6 face charges in $31M Medicaid fraud case


By Justin Dennis

jdennis@vindy.com

CLEVELAND

A 60-count federal indictment alleges a recovery home owner handed out opioids indiscriminately while raking in $31 million in fraudulent Medicaid claims.

Ryan P. Sheridan, 38, of Leetonia, the former owner of Braking Point Recovery Center, and five Braking Point workers face charges including conspiracy to commit health care fraud, health care fraud, money laundering, operating a drug premises, conspiracy to distribute controlled substances and improper use of drug distributor registrations, according to a release from Justin Herdman, U.S. Attorney for the Northern District of Ohio.

Braking Point operated state-licensed drug and alcohol rehabilitation centers in Austintown and Whitehall, a Columbus suburb.

Also named in the indictment are Jennifer M. Sheridan, 40, of Austintown, Sheridan’s ex-wife and Braking Point’s medical records and billing coordinator; Kortney L. Gherardi, 29, of Girard, and Lisa M. Pertee, 50, of Sunbury, near Columbus, both of whom oversaw day-to-day operations at the facilities; and Thomas Bailey, 44, of Poland, and Arthur H. Smith, 54, of Austintown, both of whom were the center’s state-licensed physicians.

According to the 38-page indictment, Braking Point submitted about 134,744 fraudulent Medicaid claims totaling more than $48.5 million between May 2015 and September 2017, of which Medicaid paid about $31.1 million.

The indictment alleges the bills were inflated, didn’t correspond to proper Medicaid codes or were for patients who didn’t have a physician’s diagnosis or drug purchases made without proper Drug Enforcement Agency authorization, among other violations.

The Ohio Department of Medicaid suspended payments to Braking Point in October 2017, around the same time federal agents raided several of Sheridan’s area properties.
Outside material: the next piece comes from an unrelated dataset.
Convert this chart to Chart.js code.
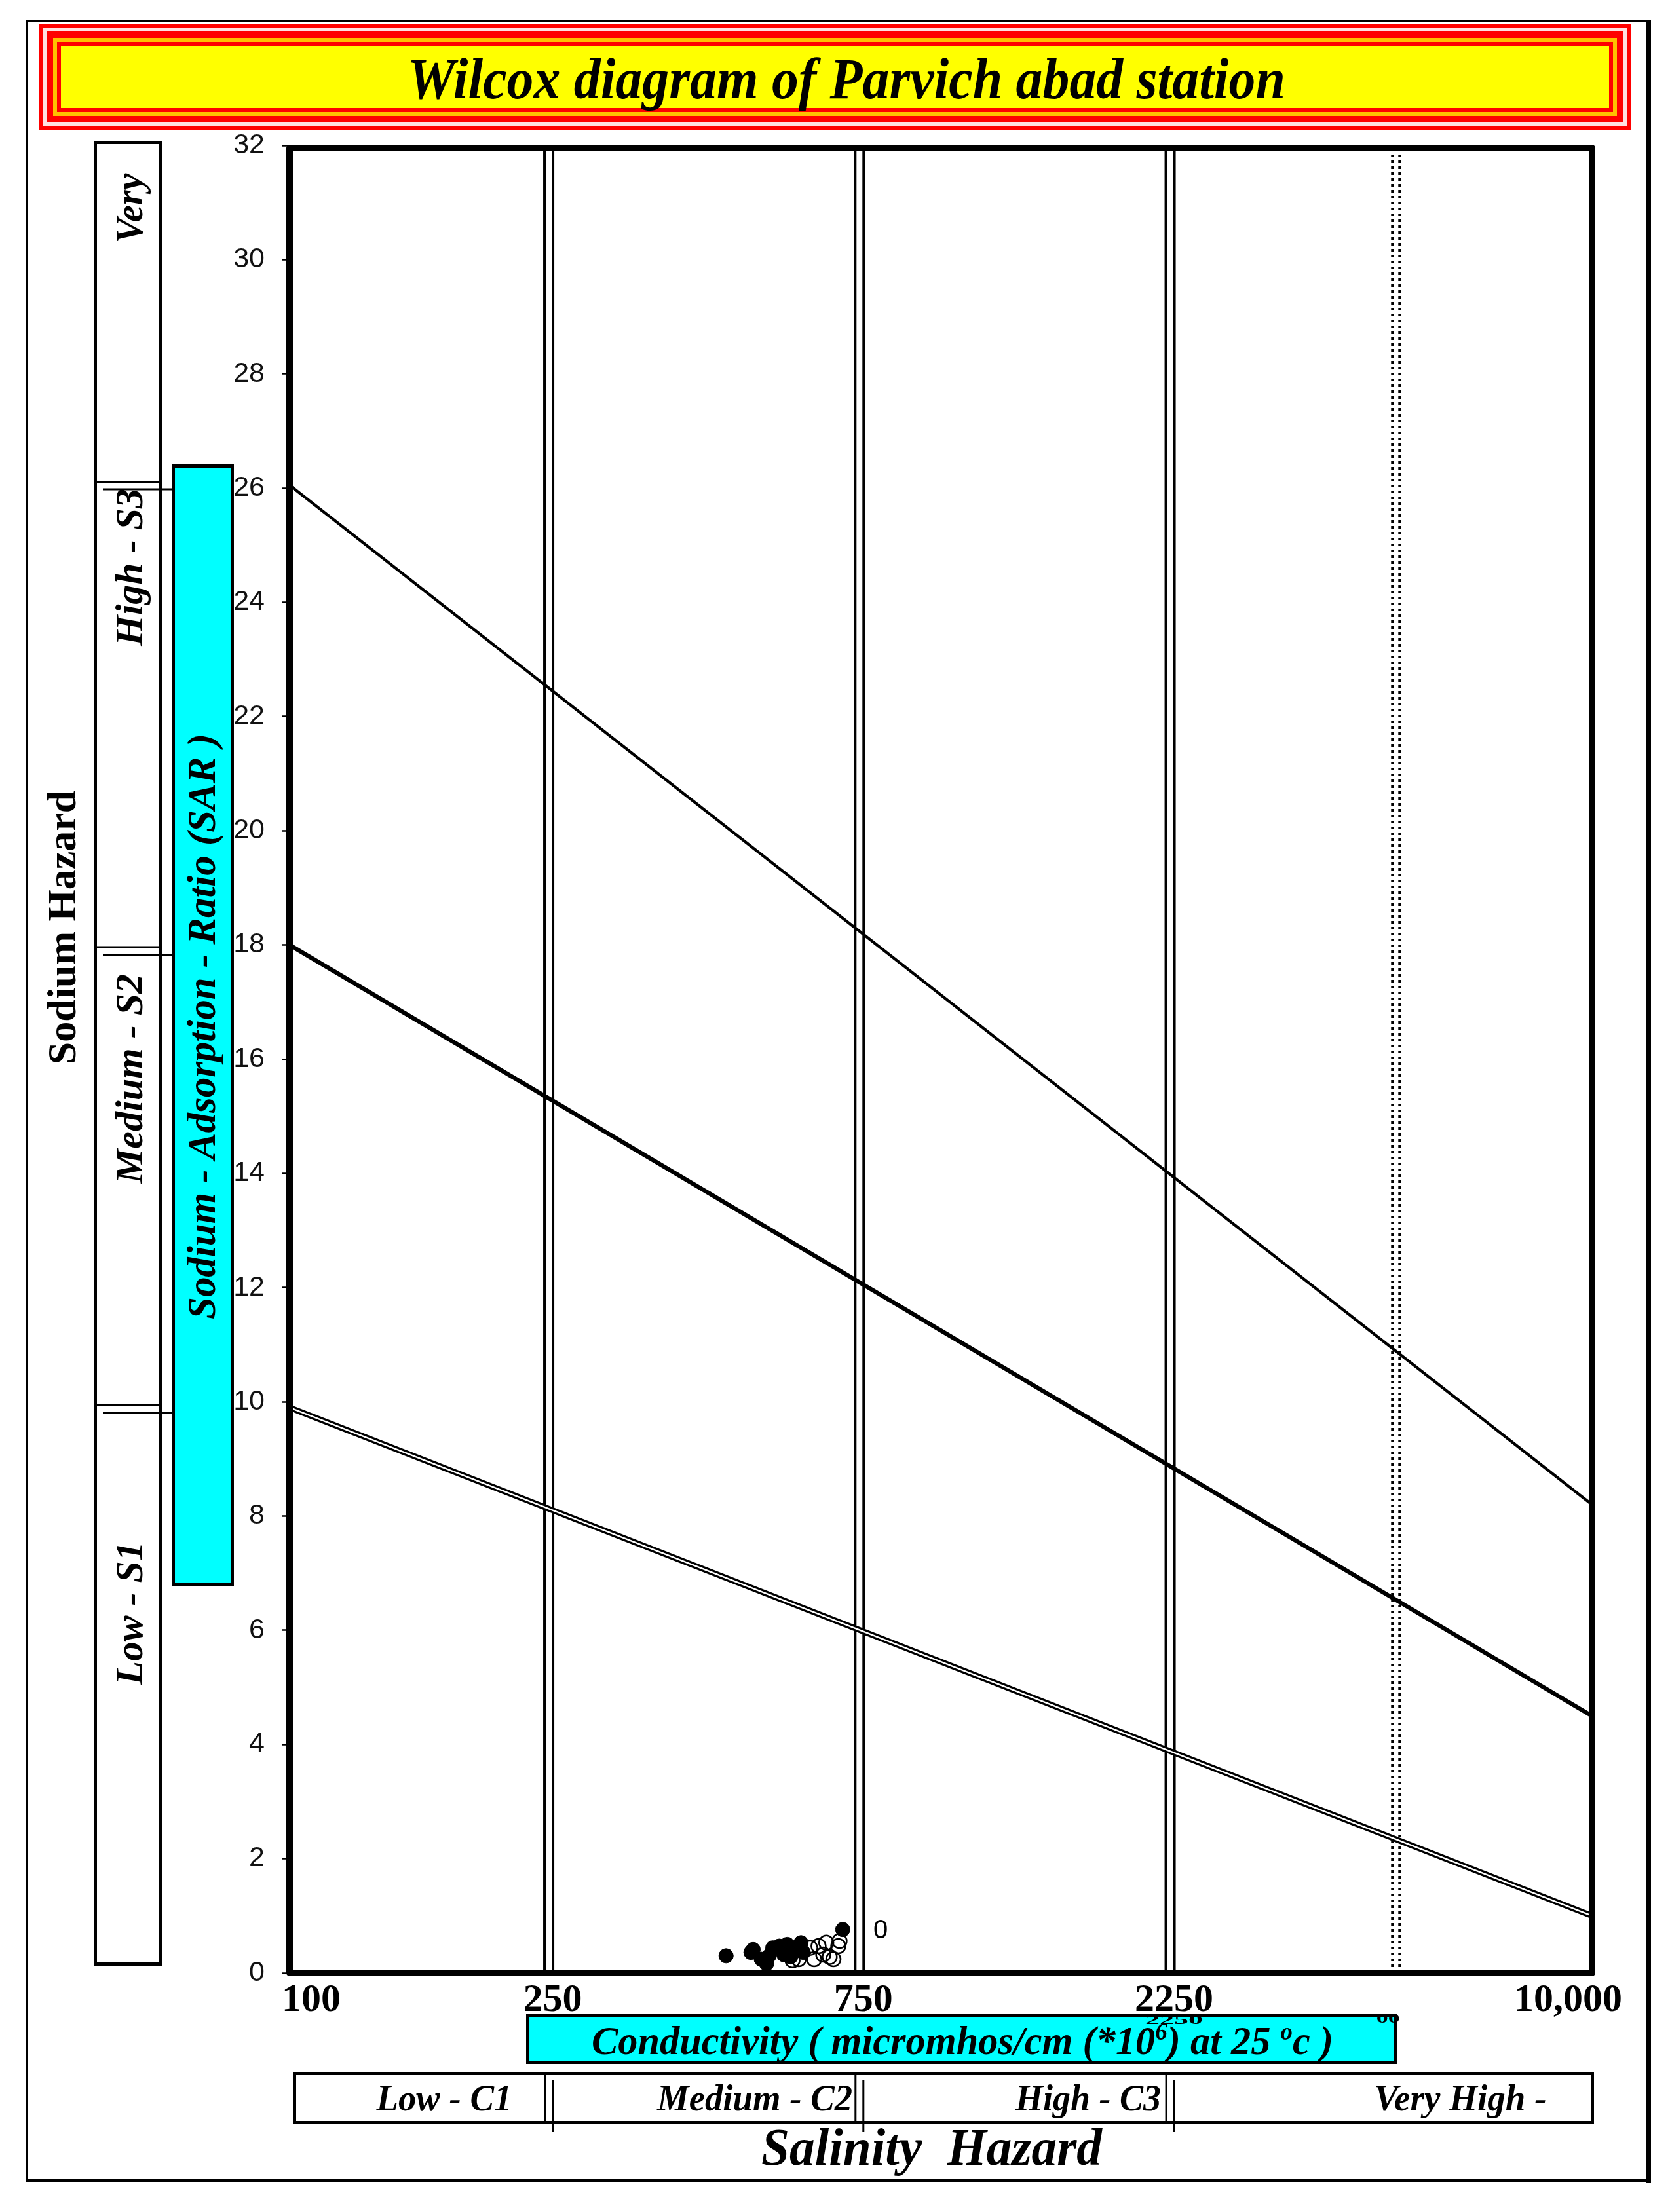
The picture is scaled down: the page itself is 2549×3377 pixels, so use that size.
<!DOCTYPE html>
<html><head><meta charset="utf-8">
<script src="https://cdn.jsdelivr.net/npm/chart.js@4.4.1/dist/chart.umd.min.js"></script>
<style>html,body{margin:0;padding:0;background:#fff;}canvas{display:block;}</style>
</head><body>
<canvas id="c" width="2549" height="3377"></canvas>
<script>
// ---- texts ----
const titleText = 'Wilcox diagram of Parvich abad station';
const yAxisTitle = 'Sodium - Adsorption - Ratio (SAR )';
const sideTitle = 'Sodium Hazard';
const bottomTitle = 'Salinity  Hazard';
const sodiumClasses = ['Very', 'High - S3', 'Medium - S2', 'Low - S1'];
const salinityClasses = ['Low - C1', 'Medium - C2', 'High - C3', 'Very High -'];
const xTitleParts = [['Conductivity ( micromhos/cm (*10', false], ['6', true], [') at 25 ', false], ['o', true], ['c )', false]];

// ---- axes ----
const xTickValues = [100, 250, 750, 2250, 10000];
const xTickLabels = ['100', '250', '750', '2250', '10,000'];
const salinityBounds = [250, 750, 2250];
const dottedBound = [5000];

// ---- SAR boundary lines (EC, SAR) ----
const sarLine1 = [[100, 9.9], [10000, 1.0]];
const sarLine2 = [[100, 18.0], [10000, 4.5]];
const sarLine3 = [[100, 26.05], [10000, 8.2]];

// ---- samples ----
const filledEC  = [468, 511, 515, 530, 540, 545, 552, 565, 574, 581, 588, 594, 600, 610, 615, 707];
const filledSAR = [0.30, 0.36, 0.41, 0.24, 0.16, 0.30, 0.44, 0.47, 0.32, 0.50, 0.28, 0.39, 0.45, 0.53, 0.36, 0.76];
const openEC  = [592, 605, 630, 639, 649, 660, 667, 675, 684, 696, 699];
const openSAR = [0.22, 0.24, 0.44, 0.24, 0.47, 0.32, 0.53, 0.28, 0.24, 0.47, 0.56];
const strayLabel = '0';

const toXY = a => a.map(p => ({x: p[0], y: p[1]}));
const vline = v => [{x: v, y: 0}, {x: v, y: 32}];
const lineDs = (data, color, width, order, dash) => ({
  data, showLine: true, pointRadius: 0, borderColor: color, borderWidth: width,
  borderDash: dash || [], order, fill: false, tension: 0
});

const datasets = [];
datasets.push({data: openEC.map((x, i) => ({x, y: openSAR[i]})), pointRadius: 11, pointBackgroundColor: 'rgba(0,0,0,0)',
  pointBorderColor: '#000', pointBorderWidth: 2.5, showLine: false, order: 0});
datasets.push({data: filledEC.map((x, i) => ({x, y: filledSAR[i]})), pointRadius: 11, pointBackgroundColor: '#000',
  pointBorderColor: '#000', pointBorderWidth: 1, showLine: false, order: 1});
datasets.push(lineDs(toXY(sarLine3), '#000', 4.5, 2));
datasets.push(lineDs(toXY(sarLine2), '#000', 6.5, 2));
datasets.push(lineDs(toXY(sarLine1), '#fff', 2.5, 2));
datasets.push(lineDs(toXY(sarLine1), '#000', 9, 3));
salinityBounds.forEach(v => {
  datasets.push(lineDs(vline(v), '#fff', 9, 4));
  datasets.push(lineDs(vline(v), '#000', 17, 5));
});
dottedBound.forEach(v => {
  datasets.push(lineDs(vline(v), '#fff', 7, 4));
  datasets.push(lineDs(vline(v), '#000', 15, 5, [4, 5]));
});

const SERIF = '"Liberation Serif", "Times New Roman", serif';

function rot(ctx, text, cx, cy, font, maxW) {
  ctx.save();
  ctx.translate(cx, cy);
  ctx.rotate(-Math.PI / 2);
  ctx.font = font; ctx.textAlign = 'center'; ctx.textBaseline = 'middle';
  ctx.fillText(text, 0, 0, maxW);
  ctx.restore();
}

function rich(ctx, parts, cx, baseline, size, targetW) {
  const main = 'italic bold ' + size + 'px ' + SERIF;
  const sup = 'italic bold ' + Math.round(size * 0.62) + 'px ' + SERIF;
  let total = 0; const ws = [];
  parts.forEach(([t, s]) => { ctx.font = s ? sup : main; const w = ctx.measureText(t).width; ws.push(w); total += w; });
  ctx.save();
  ctx.translate(cx - targetW / 2, baseline);
  ctx.scale(targetW / total, 1);
  ctx.textAlign = 'left'; ctx.textBaseline = 'alphabetic';
  let x = 0;
  parts.forEach(([t, s], i) => { ctx.font = s ? sup : main; ctx.fillText(t, x, s ? -size * 0.36 : 0); x += ws[i]; });
  ctx.restore();
}

const decor = {
  id: 'decor',
  beforeDraw(chart) {
    const ctx = chart.ctx; const xs = chart.scales.x;
    ctx.save();
    ctx.fillStyle = '#fff'; ctx.fillRect(0, 0, chart.width, chart.height);

    // outer frame
    ctx.strokeStyle = '#000';
    ctx.lineWidth = 3; ctx.beginPath(); ctx.moveTo(40, 31.5); ctx.lineTo(2519, 31.5); ctx.moveTo(41.5, 30); ctx.lineTo(41.5, 3331); ctx.stroke();
    ctx.lineWidth = 4; ctx.beginPath(); ctx.moveTo(40, 3329); ctx.lineTo(2520, 3329); ctx.stroke();
    ctx.lineWidth = 7; ctx.beginPath(); ctx.moveTo(2516.5, 30); ctx.lineTo(2516.5, 3332); ctx.stroke();

    // title box
    const L = 60, T = 37, R = 2489, B = 198;
    [[0, '#ff0000'], [5, '#ffe0e0'], [11, '#ff0000'], [21, '#ffc000'], [27, '#ff0000'], [33, '#ffff00']]
      .forEach(([d, c]) => { ctx.fillStyle = c; ctx.fillRect(L + d, T + d, R - L - 2 * d, B - T - 2 * d); });
    ctx.fillStyle = '#000';
    ctx.font = 'italic bold 88px ' + SERIF; ctx.textAlign = 'center'; ctx.textBaseline = 'alphabetic';
    ctx.fillText(titleText, 1292, 150, 1340);

    // Sodium Hazard side label
    rot(ctx, sideTitle, 99, 1416, 'bold 62px ' + SERIF, 422);

    // sodium class column
    ctx.strokeStyle = '#000'; ctx.lineWidth = 5;
    ctx.strokeRect(145.5, 217.5, 100, 2781);
    ctx.lineWidth = 3;
    ctx.beginPath();
    [736, 1446, 2145].forEach(y => { ctx.moveTo(145, y); ctx.lineTo(247, y); });
    [747, 1458, 2157].forEach(y => { ctx.moveTo(157, y); ctx.lineTo(264, y); });
    ctx.stroke();
    const sFont = 'italic bold 60px ' + SERIF;
    rot(ctx, sodiumClasses[0], 201, 318, sFont, 107);
    rot(ctx, sodiumClasses[1], 201, 866, sFont, 240);
    rot(ctx, sodiumClasses[2], 201, 1647, sFont, 321);
    rot(ctx, sodiumClasses[3], 201, 2463, sFont, 219);

    // cyan SAR box
    ctx.fillStyle = '#00ffff'; ctx.fillRect(262, 709, 95, 1713);
    ctx.lineWidth = 5; ctx.strokeRect(264.5, 711.5, 90, 1708);
    ctx.fillStyle = '#000';
    rot(ctx, yAxisTitle, 312, 1567, 'italic bold 62px ' + SERIF, 894);

    // x tick labels
    ctx.font = 'bold 60px ' + SERIF; ctx.textBaseline = 'alphabetic';
    xTickValues.forEach((v, i) => {
      const p = xs.getPixelForValue(v);
      if (i === 0) { ctx.textAlign = 'left'; ctx.fillText(xTickLabels[i], p - 12, 3070); }
      else if (i === xTickValues.length - 1) { ctx.textAlign = 'right'; ctx.fillText(xTickLabels[i], p + 46, 3070); }
      else { ctx.textAlign = 'center'; ctx.fillText(xTickLabels[i], p + 6, 3070); }
    });

    // conductivity box
    ctx.fillStyle = '#00ffff'; ctx.fillRect(803, 3075, 1330, 76);
    ctx.strokeStyle = '#000'; ctx.lineWidth = 5; ctx.strokeRect(805.5, 3077.5, 1325, 71);
    ctx.fillStyle = '#000';
    rich(ctx, xTitleParts, 1469, 3136, 62, 1132);
    // stray squashed labels overlapping the box edge
    ctx.save(); ctx.translate(xs.getPixelForValue(2250) + 6, 3090); ctx.scale(1, 0.45);
    ctx.font = 'bold 44px ' + SERIF; ctx.textAlign = 'center'; ctx.fillText('2250', 0, 0, 97); ctx.restore();
    ctx.save(); ctx.translate(xs.getPixelForValue(5000) - 12, 3088); ctx.scale(1, 0.5);
    ctx.font = 'bold 36px ' + SERIF; ctx.textAlign = 'center'; ctx.fillText('00', 0, 0); ctx.restore();

    // salinity class box
    ctx.lineWidth = 5; ctx.strokeRect(449.5, 3165.5, 1981, 75);
    ctx.lineWidth = 3; ctx.beginPath();
    salinityBounds.forEach(v => {
      const p = xs.getPixelForValue(v);
      ctx.moveTo(p - 6, 3164); ctx.lineTo(p - 6, 3242);
      ctx.moveTo(p + 6, 3176); ctx.lineTo(p + 6, 3255);
    });
    ctx.stroke();
    ctx.font = 'italic bold 58px ' + SERIF; ctx.textAlign = 'center';
    const cx = [678, 1152, 1661, 2229], cw = [207, 298, 222, 263];
    salinityClasses.forEach((t, i) => ctx.fillText(t, cx[i], 3222, cw[i]));

    ctx.font = 'italic bold 80px ' + SERIF;
    ctx.fillText(bottomTitle, 1422, 3305, 520);
    ctx.restore();
  },
  afterDatasetsDraw(chart) {
    const ctx = chart.ctx; const a = chart.chartArea;
    ctx.save();
    ctx.strokeStyle = '#000'; ctx.lineWidth = 10; ctx.lineJoin = 'round';
    ctx.strokeRect(a.left, a.top + 4, a.right - a.left, a.bottom - a.top - 4);
    ctx.fillStyle = '#000'; ctx.font = '40px "Liberation Sans", Arial, sans-serif';
    ctx.textAlign = 'center'; ctx.textBaseline = 'middle';
    ctx.fillText(strayLabel, 1344, 2948);
    ctx.restore();
  }
};

const chart = new Chart(document.getElementById('c'), {
  type: 'scatter',
  data: {datasets},
  options: {
    responsive: false, animation: false, devicePixelRatio: 1,
    layout: {padding: {left: 282, right: 119, top: 222, bottom: 365}},
    plugins: {legend: {display: false}, tooltip: {enabled: false}},
    scales: {
      x: {type: 'logarithmic', min: 100, max: 10000, display: false},
      y: {
        type: 'linear', min: 0, max: 32,
        afterFit(s) { s.width = 160; },
        ticks: {stepSize: 2, font: {family: 'Liberation Sans', size: 43}, color: '#111', padding: 26},
        grid: {drawOnChartArea: false, drawTicks: true, tickLength: 12, tickColor: '#000', tickWidth: 2.5},
        border: {display: false}
      }
    }
  },
  plugins: [decor]
});
</script>
</body></html>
In 2017, Bailey is alleged to have used Smith’s DEA registration to dispense more than 3,000 doses of Suboxone, an opioid medication used to treat withdrawal symptoms. Sheridan continued to use the registration belonging to another, unnamed center doctor for five months after that doctor resigned in April 2017, purchasing more than 8,000 dosage units of various opioid medications from Austintown pharmacies.

The defendants didn’t establish individualized treatment plans for each patient, as required by law – and Smith was rarely at the facility to determine whether they actually needed Suboxone – “instead every patient entering detox was given the standard protocol of Suboxone and same medical treatment,” the indictment states.

According to the indictment, Sheridan paid for patients’ rent at area sober homes, provided they continued to return to Braking Point for treatment “and, if the patients did not, Braking Point would no longer pay the patients’ rent at that sober home.”

“Treatment for people struggling with drug and alcohol addiction is vitally important, but these defendants profited off the suffering of others,” Herdman said in the release.

The indictment alleges Sheridan laundered more than $6.2 million in Braking Point proceeds, which he used in investments, property deals including his $792,000 Leetonia home and various vanity items such as a $158,000 “Batmobile” vehicle, a $140,000 Cadillac hearse popularized by the “Ghostbusters” franchise and a $58,000 replica of the DeLorean from “Back to the Future.”

The indictment seeks forfeiture of about $2.6 million in account funds and cash seized during the 2017 raids.

“While the vast majority of the health care professionals in this country are committed to saving lives, there are a few who are merely drug dealers hiding in plain view, and driven by greed,” DEA Special Agent in Charge Timothy J. Plancon said in the release.

Authorities did not specify the length of the investigation into Sheridan and Braking Point, but Mike Tobin, spokesman for federal prosecutors, said it predates the facility’s October 2017 closure.

FBI Special Agent Vicki Anderson declined to comment on the investigation, as to not harm Sheridan’s prosecution, and the search warrants executed at Sheridan’s properties in 2017, which are still sealed.

Sheridan also faces 14 felony counts and a single misdemeanor count of drug possession in Columbiana County court. Investigators found large quantities of anabolic steroids and stimulants such as cocaine and amphetamines during the October raid of Sheridan’s Leetonia home.

That case is set for a jury trial May 6.